For the sake of simplicity, let's assume Poly2 has the same ~4mil points as Poly1 and that it's the same association in the following scenarios.
Why DVC probably can't stick to their normal MO of adding inventory and declaring Units based strictly on forecasted sales:
Thus far, ~4mil PVB points have been sold, all for longhouses and bungalows, and adding all-new accommodations into the same association creates a really unbalanced rollout if you think of it as one giant resort.
There will be some number of owners in the Poly1 4mil bucket wanting to book at the new Tower. Hypothetically, let's say 25% of Poly1 points want to book at the new Tower when it opens. Let's also assume that in pre-opening sales that Poly2 sells 15% of its points (same ballpark as RIV and VDH) and that 2/3rds of
those points 'want' to book the Tower.
25% + 10% combined is a 35% 'demand load' on the new Tower despite only 15% being sold by the time it opens.
For reference: 1yr after VDH's opening the available inventory is ~45% of total inventory despite just ~15% being sold so far. This means that just 15% of VDH points are competing for 45% of rooms at VDH at 11m now. Something similar happened with RIV, too.
But for Poly2, it will be an equivalent of 35% of Tower points competing for 45% of Tower inventory, a much worse ratio that will lead to "it's hard to book at Poly Tower" complaints. At least if they stick to their normal MO.
It might even be worse if more than 25% of Poly1 points want to just try the new Tower early on. If 50% of Poly1 points want to use their points at Poly2 early-ish, that means an equivalent of 60% of points are competing for 45% of inventory despite just 15% of Poly2 being sold. This is bad!
Eventually it all works out when Poly2 is sold out. But for smooth sailing during active sales period of Poly2, their normal MO for adding inventory probably won't be sufficient. It might even deter some sales, the one thing they really care about.
They have other options though!
Option 1 - Keep it simple, declare it all:
IIRC, when VGF2 opened, it was all declared at once. I don't know if all rooms were available in inventory immediately (I have have
strong doubts), but it was all declared and this drama was basically avoided.
Option 2 - Over-declare just a little bit:
If it's 'normal' to have 45% of inventory available at 11m out of 15% of sales, then maybe they make 60-70% of Poly Tower rooms available/declared instead of the normal 45%.
It should be enough to relieve much of the likely booking pressure at Poly2, but without some form of Poly1 inventory clawback I think this is less appealing to Disney.
Option 3 - Declare it all or over-declare, but make available inventory across both Poly1 and Poly2 match expected booking patterns by holding back rooms for cash with DVD-owned points:
I'm only 95%, not 100%, on the legal/contractual viability of this one, but I like this one the best.
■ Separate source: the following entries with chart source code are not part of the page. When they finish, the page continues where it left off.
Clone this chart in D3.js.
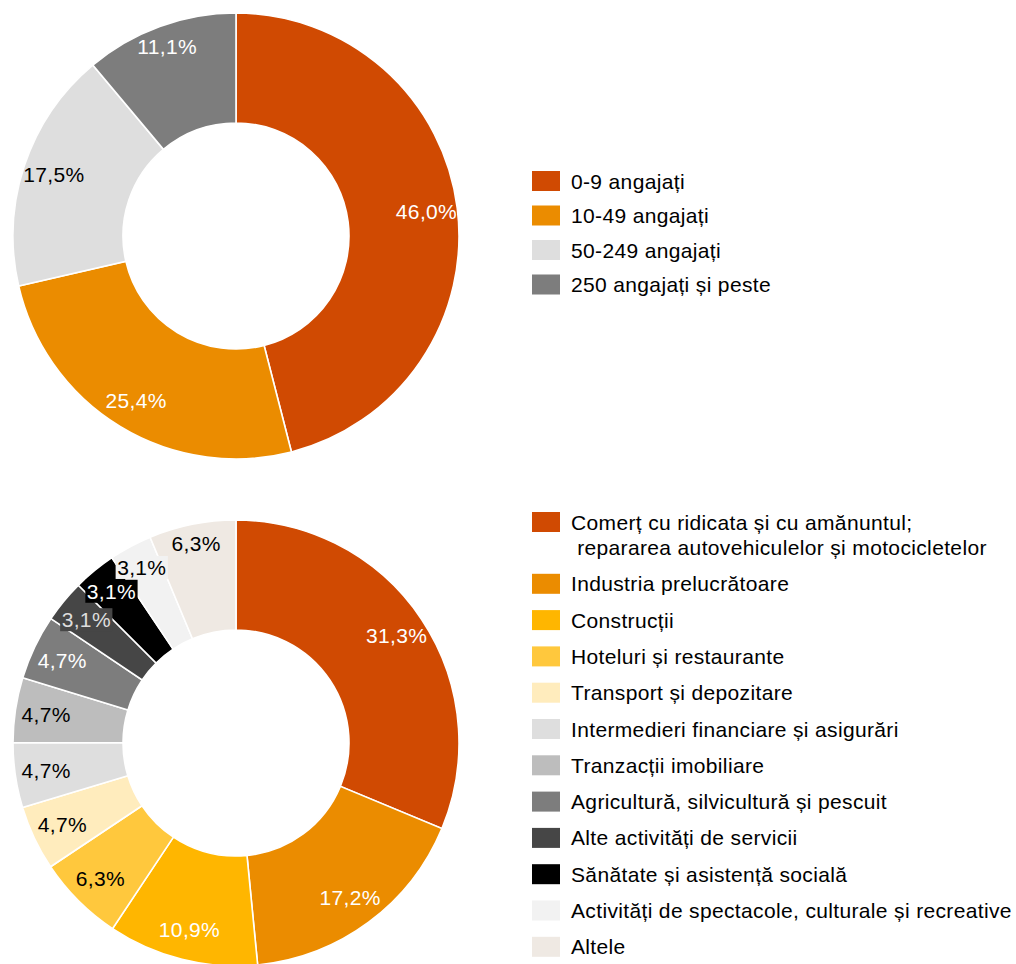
<!DOCTYPE html>
<html><head><meta charset="utf-8">
<script src="https://cdn.jsdelivr.net/npm/d3@7"></script>
<style>
html,body{margin:0;padding:0;background:#fff;}
svg text{font-family:"Liberation Sans",Arial,sans-serif;letter-spacing:0.35px;}
</style></head>
<body><svg id="c" width="1016" height="964"></svg>
<script>
// Chart 1: by company size
const sizeCategories = ["0-9 angajați","10-49 angajați","50-249 angajați","250 angajați și peste"];
const sizeValues = [46.0, 25.4, 17.5, 11.1];
const sizeColors = ["#D04A02","#EB8C00","#DEDEDE","#7D7D7D"];
const sizeLabelColors = ["#fff","#fff","#000","#fff"];

// Chart 2: by sector
const sectorCategories = [
  "Comerț cu ridicata și cu amănuntul;\n repararea autovehiculelor și motocicletelor",
  "Industria prelucrătoare",
  "Construcții",
  "Hoteluri și restaurante",
  "Transport și depozitare",
  "Intermedieri financiare și asigurări",
  "Tranzacții imobiliare",
  "Agricultură, silvicultură și pescuit",
  "Alte activități de servicii",
  "Sănătate și asistență socială",
  "Activități de spectacole, culturale și recreative",
  "Altele"
];
const sectorValues = [31.3, 17.2, 10.9, 6.3, 4.7, 4.7, 4.7, 4.7, 3.1, 3.1, 3.1, 6.3];
const sectorColors = ["#D04A02","#EB8C00","#FFB600","#FFC83D","#FFECBD","#DEDEDE","#BDBDBD","#7D7D7D","#464646","#000000","#F2F2F2","#EFE9E3"];
const sectorLabelColors = ["#fff","#fff","#fff","#000","#000","#000","#000","#fff","#ddd","#fff","#000","#000"];

const fmt = v => v.toFixed(1).replace(".", ",") + "%";
const svg = d3.select("#c");
const FS = 21;

function donut(cx, cy, values, colors, labelColors, boxSmall) {
  const g = svg.append("g").attr("transform", `translate(${cx},${cy})`);
  const pie = d3.pie().sort(null).value(d => d)(values);
  const arc = d3.arc().innerRadius(113).outerRadius(223);
  g.selectAll("path.s").data(pie).join("path")
    .attr("d", arc)
    .attr("fill", (d, i) => colors[i])
    .attr("stroke", "#fff").attr("stroke-width", 1.6);
  const lg = g.append("g");
  pie.forEach((d, i) => {
    const a = (d.startAngle + d.endAngle) / 2;
    const lr = 192 + 12 * Math.pow(Math.max(0, Math.cos(a)), 4);
    const x = lr * Math.sin(a), y = -lr * Math.cos(a);
    const t = lg.append("text").attr("x", x).attr("y", y)
      .attr("text-anchor", "middle").attr("dominant-baseline", "central")
      .attr("font-size", FS).attr("fill", labelColors[i]).text(fmt(values[i]));
    if (boxSmall && values[i] < 4) {
      const b = t.node().getBBox();
      lg.insert("rect", () => t.node())
        .attr("x", b.x - 1.5).attr("y", b.y).attr("width", b.width + 3).attr("height", b.height)
        .attr("fill", colors[i]);
    }
  });
}

function legend(x, y0, step, cats, colors) {
  const g = svg.append("g");
  let y = y0;
  cats.forEach((c, i) => {
    const lines = c.split("\n");
    g.append("rect").attr("x", x).attr("y", y - 10).attr("width", 28).attr("height", 20).attr("fill", colors[i]);
    lines.forEach((ln, k) => {
      g.append("text").attr("x", x + 39).attr("y", y + k * 25.5)
        .attr("dominant-baseline", "central").attr("font-size", FS).attr("fill", "#000")
        .attr("xml:space", "preserve").style("white-space", "pre").text(ln);
    });
    y += step + (lines.length - 1) * 25.5;
  });
}

donut(236, 236, sizeValues, sizeColors, sizeLabelColors, false);
legend(532, 181, 34.5, sizeCategories, sizeColors);

donut(236, 743, sectorValues, sectorColors, sectorLabelColors, true);
legend(532, 522, 36.3, sectorCategories, sectorColors);
</script></body></html>
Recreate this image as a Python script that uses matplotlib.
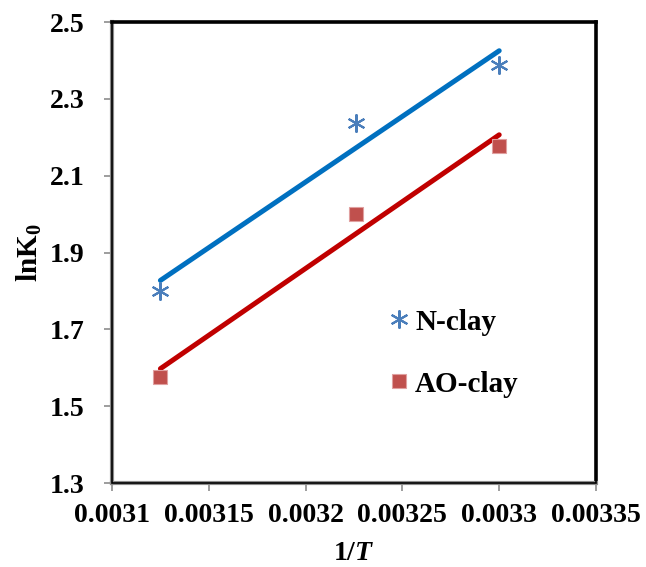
import numpy as np
import matplotlib
matplotlib.use("Agg")
import matplotlib.pyplot as plt
from matplotlib.lines import Line2D
from matplotlib.patches import Rectangle

plt.rcParams['font.family'] = ['Liberation Serif', 'DejaVu Serif']
plt.rcParams['font.weight'] = 'bold'
plt.rcParams['mathtext.fontset'] = 'custom'
plt.rcParams['mathtext.rm'] = 'Liberation Serif:bold'
plt.rcParams['mathtext.bf'] = 'Liberation Serif:bold'
plt.rcParams['mathtext.it'] = 'Liberation Serif:bold:italic'

# Data
inv_T = [0.003125, 0.0032258, 0.0033]
n_clay = [1.80, 2.237, 2.388]
ao_clay = [1.576, 2.00, 2.177]
series_names = ['N-clay', 'AO-clay']
x_ticks = [0.0031, 0.00315, 0.0032, 0.00325, 0.0033, 0.00335]
x_tick_labels = ['0.0031', '0.00315', '0.0032', '0.00325', '0.0033', '0.00335']
y_ticks = [1.3, 1.5, 1.7, 1.9, 2.1, 2.3, 2.5]
y_tick_labels = ['1.3', '1.5', '1.7', '1.9', '2.1', '2.3', '2.5']

fig = plt.figure(figsize=(6.46, 5.67), dpi=100)
ax = fig.add_axes([0.1734, 0.148, 0.7492, 0.813])

x = np.array(inv_T)
xs = np.array([x.min(), x.max()])
for y, lc in [(n_clay, '#0070C0'), (ao_clay, '#C00000')]:
    p = np.polyfit(x, np.array(y), 1)
    ax.plot(xs, np.polyval(p, xs), color=lc, lw=3.6, solid_capstyle='round', zorder=2)

ax.plot(inv_T, n_clay, linestyle='none', marker=(6, 2, 0), ms=13, mew=1.5,
        color='#4A7EBB', zorder=3)
ax.plot(inv_T, ao_clay, linestyle='none', marker='s', ms=10, mew=0.8,
        mfc='#C0504D', mec='#E0A0A0', zorder=3)

ax.set_xlim(0.0031, 0.00335)
ax.set_ylim(1.3, 2.5)
ax.set_xticks(x_ticks)
ax.set_xticklabels(x_tick_labels)
ax.set_yticks(y_ticks)
ax.set_yticklabels(y_tick_labels)
ax.tick_params(axis='both', direction='out', length=6, width=1.2, color='#8C8C8C',
               labelsize=20)
ax.tick_params(axis='y', pad=14)
ax.tick_params(axis='x', pad=8)
for lab in ax.get_xticklabels() + ax.get_yticklabels():
    lab.set_fontweight('bold')

for s in ['top', 'right']:
    ax.spines[s].set_color('black')
    ax.spines[s].set_linewidth(2.6)
for s in ['left', 'bottom']:
    ax.spines[s].set_color('#8C8C8C')
    ax.spines[s].set_linewidth(3.0)
ax.add_patch(Rectangle((0, 0), 1, 1, transform=ax.transAxes, fill=False,
                       ec='black', lw=1.2, zorder=5, clip_on=False))

ax.set_xlabel('1/$T$', fontsize=20, fontweight='bold', labelpad=10)
ax.set_ylabel('lnK$_{0}$', fontsize=21, fontweight='bold', labelpad=4)

handles = [
    Line2D([], [], linestyle='none', marker=(6, 2, 0), ms=13, mew=1.5, color='#4A7EBB'),
    Line2D([], [], linestyle='none', marker='s', ms=10, mew=0.8, mfc='#C0504D', mec='#E0A0A0'),
]
leg = ax.legend(handles, series_names, loc='center left', bbox_to_anchor=(0.515, 0.282),
                frameon=False, labelspacing=1.2, handletextpad=0.15, handlelength=0.8,
                prop={'family': 'Liberation Serif', 'weight': 'bold', 'size': 21})

fig.savefig('out.png', dpi=100)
Just because a Unit is declared doesn't mean that it must be in inventory. DVC owns, or has received in trades/breakage/etc., a lot of points and routinely holds back inventory to align with the points they own or have access to. They, in turn, rent those rooms for ca$h.
I don't see why it would be different here where they might have declared most/all of the Poly2 Units, but still hold inventory back with the significant number of points they own.
Why I like this one: in addition to holding back Poly2 inventory, they could also hold back Poly1 inventory. It is one resort, after all.
How this could look: on opening day of Poly2 when they have sold 15% of new points, they have 65% of Poly2 inventory available for booking in addition to 'just' 80% of Poly1 inventory available. They've sold '115% of 200%' at this point, and have '145% of 200%' inventory available, exactly the same as what they would have had with separate associations.
Why I think DVC might like this one: they still get a lot of rooms to rent on cash (in fact, they likely get even more Deluxe Studios, which are the cash-cows of the cash rentals via Disney), they can probably dodge the 'it's hard to book here' complaints, and it allows them to progressively add inventory as a normal rollout would.